• _REQUIREMENTS_: Reproduce, character for character, the lines below from the first through the one with "from bokeh.resources import INLINE". Leave pictures out.
Start of SUPPLIED DATA
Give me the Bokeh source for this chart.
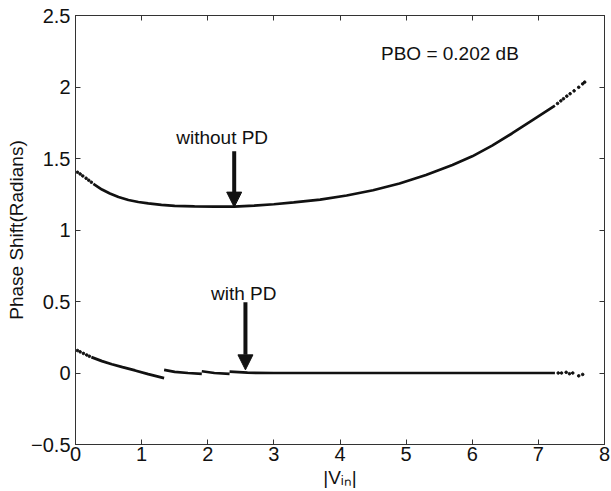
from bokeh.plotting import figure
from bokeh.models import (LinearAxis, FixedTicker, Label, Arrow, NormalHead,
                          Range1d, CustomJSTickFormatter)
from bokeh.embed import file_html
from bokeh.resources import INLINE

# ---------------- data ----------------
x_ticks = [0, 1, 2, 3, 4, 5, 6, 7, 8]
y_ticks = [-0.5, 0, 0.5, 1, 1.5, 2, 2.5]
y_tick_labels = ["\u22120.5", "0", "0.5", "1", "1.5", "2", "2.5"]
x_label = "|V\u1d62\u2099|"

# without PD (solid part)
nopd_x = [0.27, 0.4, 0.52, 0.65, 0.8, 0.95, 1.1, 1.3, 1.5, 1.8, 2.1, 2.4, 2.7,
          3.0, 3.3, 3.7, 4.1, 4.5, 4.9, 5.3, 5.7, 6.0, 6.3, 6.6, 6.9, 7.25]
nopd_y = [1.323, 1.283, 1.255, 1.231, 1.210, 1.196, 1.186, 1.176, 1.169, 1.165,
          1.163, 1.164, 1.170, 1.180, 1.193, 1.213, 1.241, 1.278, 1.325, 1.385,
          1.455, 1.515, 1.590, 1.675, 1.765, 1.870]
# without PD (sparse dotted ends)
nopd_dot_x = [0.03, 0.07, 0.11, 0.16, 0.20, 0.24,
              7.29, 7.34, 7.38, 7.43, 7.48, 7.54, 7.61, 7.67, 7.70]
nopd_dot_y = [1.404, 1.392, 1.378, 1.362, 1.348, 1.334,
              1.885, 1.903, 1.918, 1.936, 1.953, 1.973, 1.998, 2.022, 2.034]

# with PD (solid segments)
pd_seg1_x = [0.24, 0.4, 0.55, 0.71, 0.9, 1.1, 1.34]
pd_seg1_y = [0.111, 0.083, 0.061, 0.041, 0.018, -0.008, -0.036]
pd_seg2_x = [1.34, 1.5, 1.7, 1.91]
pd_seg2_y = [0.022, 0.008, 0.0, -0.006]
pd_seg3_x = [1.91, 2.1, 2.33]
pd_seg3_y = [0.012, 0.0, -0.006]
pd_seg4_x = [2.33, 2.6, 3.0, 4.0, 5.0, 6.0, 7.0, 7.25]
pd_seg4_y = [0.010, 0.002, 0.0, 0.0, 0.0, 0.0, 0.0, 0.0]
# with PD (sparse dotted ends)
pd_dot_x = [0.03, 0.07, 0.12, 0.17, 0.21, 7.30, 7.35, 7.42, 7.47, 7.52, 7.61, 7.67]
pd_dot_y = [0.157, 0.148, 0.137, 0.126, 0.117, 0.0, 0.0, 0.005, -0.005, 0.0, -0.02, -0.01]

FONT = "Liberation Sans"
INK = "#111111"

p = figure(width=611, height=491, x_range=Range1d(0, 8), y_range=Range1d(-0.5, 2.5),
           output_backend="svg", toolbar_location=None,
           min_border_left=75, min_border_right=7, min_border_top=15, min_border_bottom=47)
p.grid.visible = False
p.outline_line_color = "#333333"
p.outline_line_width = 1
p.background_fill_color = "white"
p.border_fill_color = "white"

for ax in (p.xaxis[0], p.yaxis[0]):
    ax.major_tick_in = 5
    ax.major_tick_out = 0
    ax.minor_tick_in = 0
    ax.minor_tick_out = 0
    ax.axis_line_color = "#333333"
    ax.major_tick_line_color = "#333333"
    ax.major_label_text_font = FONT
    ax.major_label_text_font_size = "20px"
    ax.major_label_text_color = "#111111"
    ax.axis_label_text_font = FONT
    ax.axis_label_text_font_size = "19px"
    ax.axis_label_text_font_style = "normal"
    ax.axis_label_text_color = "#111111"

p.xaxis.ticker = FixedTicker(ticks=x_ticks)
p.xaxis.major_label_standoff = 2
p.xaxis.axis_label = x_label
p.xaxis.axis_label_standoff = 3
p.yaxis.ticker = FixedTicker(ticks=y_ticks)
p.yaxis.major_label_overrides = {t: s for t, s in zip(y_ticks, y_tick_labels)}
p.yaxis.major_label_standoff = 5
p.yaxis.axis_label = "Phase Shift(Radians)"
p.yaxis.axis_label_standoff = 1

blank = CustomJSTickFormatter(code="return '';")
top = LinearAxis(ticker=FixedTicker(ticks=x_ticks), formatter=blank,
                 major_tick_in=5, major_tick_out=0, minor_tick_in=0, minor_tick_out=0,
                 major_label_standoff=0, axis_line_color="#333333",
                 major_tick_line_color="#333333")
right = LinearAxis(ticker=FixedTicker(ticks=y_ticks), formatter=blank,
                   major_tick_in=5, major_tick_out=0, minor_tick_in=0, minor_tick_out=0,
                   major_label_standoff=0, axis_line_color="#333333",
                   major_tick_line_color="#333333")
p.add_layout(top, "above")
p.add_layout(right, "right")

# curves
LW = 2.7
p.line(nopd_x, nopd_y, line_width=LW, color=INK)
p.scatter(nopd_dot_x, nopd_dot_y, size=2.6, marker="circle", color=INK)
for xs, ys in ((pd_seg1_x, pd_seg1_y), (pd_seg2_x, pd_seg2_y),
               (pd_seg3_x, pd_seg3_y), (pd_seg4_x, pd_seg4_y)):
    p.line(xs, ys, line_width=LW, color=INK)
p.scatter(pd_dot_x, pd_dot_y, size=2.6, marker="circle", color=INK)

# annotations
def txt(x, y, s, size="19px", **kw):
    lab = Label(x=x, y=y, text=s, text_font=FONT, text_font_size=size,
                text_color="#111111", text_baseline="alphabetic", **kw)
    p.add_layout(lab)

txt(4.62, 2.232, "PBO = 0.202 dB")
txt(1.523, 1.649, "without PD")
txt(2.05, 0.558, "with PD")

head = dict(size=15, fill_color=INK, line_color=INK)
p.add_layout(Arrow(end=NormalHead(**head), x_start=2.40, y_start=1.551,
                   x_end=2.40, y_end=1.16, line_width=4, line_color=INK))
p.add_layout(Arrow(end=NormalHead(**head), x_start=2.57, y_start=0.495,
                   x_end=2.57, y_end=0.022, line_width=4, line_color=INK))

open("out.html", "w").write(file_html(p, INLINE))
End of SUPPLIED DATA
• _THE RESPONSE_:
Give me the Bokeh source for this chart.
from bokeh.plotting import figure
from bokeh.models import (LinearAxis, FixedTicker, Label, Arrow, NormalHead,
                          Range1d, CustomJSTickFormatter)
from bokeh.embed import file_html
from bokeh.resources import INLINE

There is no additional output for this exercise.